In physics and chemistry, motional narrowing is a phenomenon where a certain resonant frequency has a smaller linewidth than might be expected, due to motion in an inhomogeneous system. The discovery of motional narrowing has been attributed to Nicolaas Bloembergen during his thesis work in the 1940s

==Example: NMR spectroscopy==
A common example is NMR. In this process, the nuclear spin of an atom starts rotating, with the frequency of rotation proportional to the external magnetic field that the atom experiences. However, in an inhomogeneous medium, the magnetic field often varies from point to point (depending, for example, on the magnetic susceptibility of nearby atoms), so the frequency of nuclear spin rotation is different in different places. Therefore, when detecting the resonant rotation frequency, there is a linewidth (i.e., finite range of different frequencies) due to the variation in that resonant frequency from point to point. (This is called "inhomogeneous broadening".)

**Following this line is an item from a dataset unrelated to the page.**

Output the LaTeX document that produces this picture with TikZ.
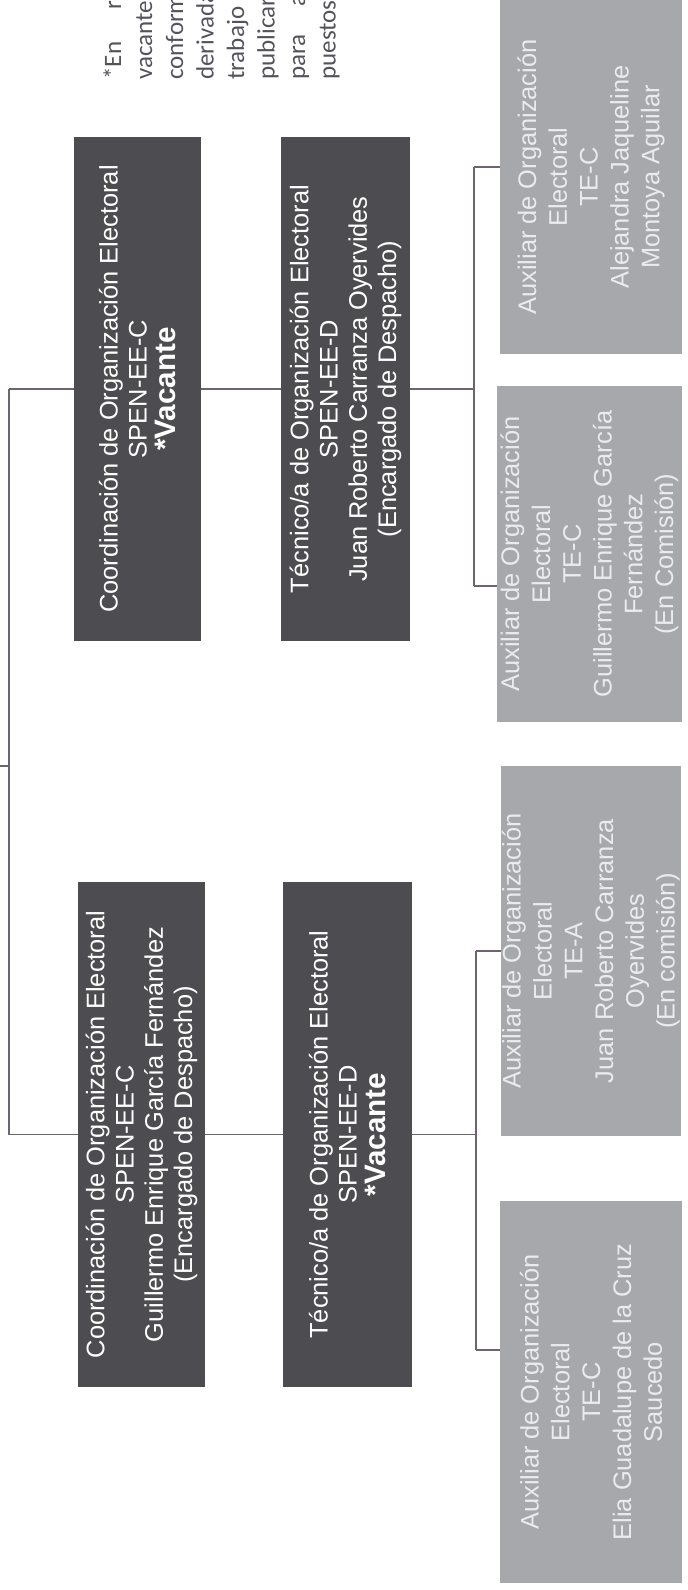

However, if the atoms are diffusing around the system, they will experience a higher magnetic field than average sometimes, and a lower magnetic field than average other times. Therefore, (in accordance with the central limit theorem), the time-averaged magnetic field experienced by an atom has less variation than the instantaneous magnetic field does. As a consequence, when detecting the resonant rotation frequency, the linewidth is smaller (narrower) than it would be if the atoms were stationary. This is the motional narrowing effect.

==Example: Electron spins in magnetically doped semiconductors==
In magnetically doped semiconductors, the local magnetic field is determined by the magnetization of the dopant ions which are distributed statistically. The spin of charge carriers precesses in this field. The motional character enters the picture by the fact that the charge carriers diffuse through the semiconductor, and that the electron and hole spins thereby experience a varying local magnetization and variations of spin precession. The motional-narrowing effect was studied in optical pump/probe experiments, where mobile singlet excitons were excited optically. The motional narrowing manifests in a peculiar temperature dependence of spin dephasing: The dephasing becomes slower at higher sample temperature where the exciton velocity becomes larger and the excitons more quickly experience environments with different magnetization.

==Example: Vibrational spectroscopy==
A similar phenomenon occurs in many other systems. Another example is vibrational modes in a liquid. Each molecule of the liquid has vibrational modes, and the vibrational frequency is influenced by the positions of nearby molecules. However, if the nearby molecules reorient and move around fast enough, the vibration will essentially occur at an averaged frequency, and therefore have a smaller linewidth. For example, simulations suggest that the OH stretch vibration linewidth in liquid water is 30% smaller than it would be without this motional narrowing effect.